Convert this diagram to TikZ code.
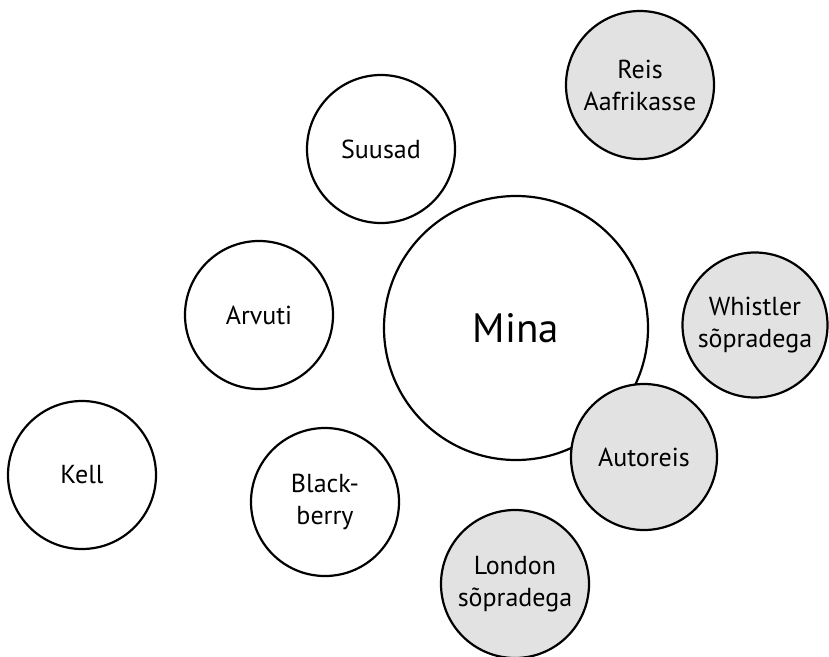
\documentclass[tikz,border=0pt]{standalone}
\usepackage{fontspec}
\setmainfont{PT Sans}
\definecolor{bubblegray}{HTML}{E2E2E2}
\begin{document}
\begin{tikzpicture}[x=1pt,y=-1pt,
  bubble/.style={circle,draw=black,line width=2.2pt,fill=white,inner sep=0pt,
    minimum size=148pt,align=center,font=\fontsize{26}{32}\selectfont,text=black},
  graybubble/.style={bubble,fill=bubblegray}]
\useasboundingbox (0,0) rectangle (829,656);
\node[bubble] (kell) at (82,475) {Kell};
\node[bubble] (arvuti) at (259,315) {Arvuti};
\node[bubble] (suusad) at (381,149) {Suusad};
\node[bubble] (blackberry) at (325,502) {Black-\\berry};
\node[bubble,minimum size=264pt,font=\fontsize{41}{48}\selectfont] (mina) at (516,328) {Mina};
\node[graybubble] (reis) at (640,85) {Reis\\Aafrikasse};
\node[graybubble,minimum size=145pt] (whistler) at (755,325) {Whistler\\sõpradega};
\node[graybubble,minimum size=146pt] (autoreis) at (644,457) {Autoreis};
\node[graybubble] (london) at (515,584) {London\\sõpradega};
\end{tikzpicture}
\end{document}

-=-=-=-=-

**Given task**
Except for the pictures, print the data above exactly.

**Task response**
Convert this diagram to TikZ code.
\documentclass[tikz,border=0pt]{standalone}
\usepackage{fontspec}
\setmainfont{PT Sans}
\definecolor{bubblegray}{HTML}{E2E2E2}
\begin{document}
\begin{tikzpicture}[x=1pt,y=-1pt,
  bubble/.style={circle,draw=black,line width=2.2pt,fill=white,inner sep=0pt,
    minimum size=148pt,align=center,font=\fontsize{26}{32}\selectfont,text=black},
  graybubble/.style={bubble,fill=bubblegray}]
\useasboundingbox (0,0) rectangle (829,656);
\node[bubble] (kell) at (82,475) {Kell};
\node[bubble] (arvuti) at (259,315) {Arvuti};
\node[bubble] (suusad) at (381,149) {Suusad};
\node[bubble] (blackberry) at (325,502) {Black-\\berry};
\node[bubble,minimum size=264pt,font=\fontsize{41}{48}\selectfont] (mina) at (516,328) {Mina};
\node[graybubble] (reis) at (640,85) {Reis\\Aafrikasse};
\node[graybubble,minimum size=145pt] (whistler) at (755,325) {Whistler\\sõpradega};
\node[graybubble,minimum size=146pt] (autoreis) at (644,457) {Autoreis};
\node[graybubble] (london) at (515,584) {London\\sõpradega};
\end{tikzpicture}
\end{document}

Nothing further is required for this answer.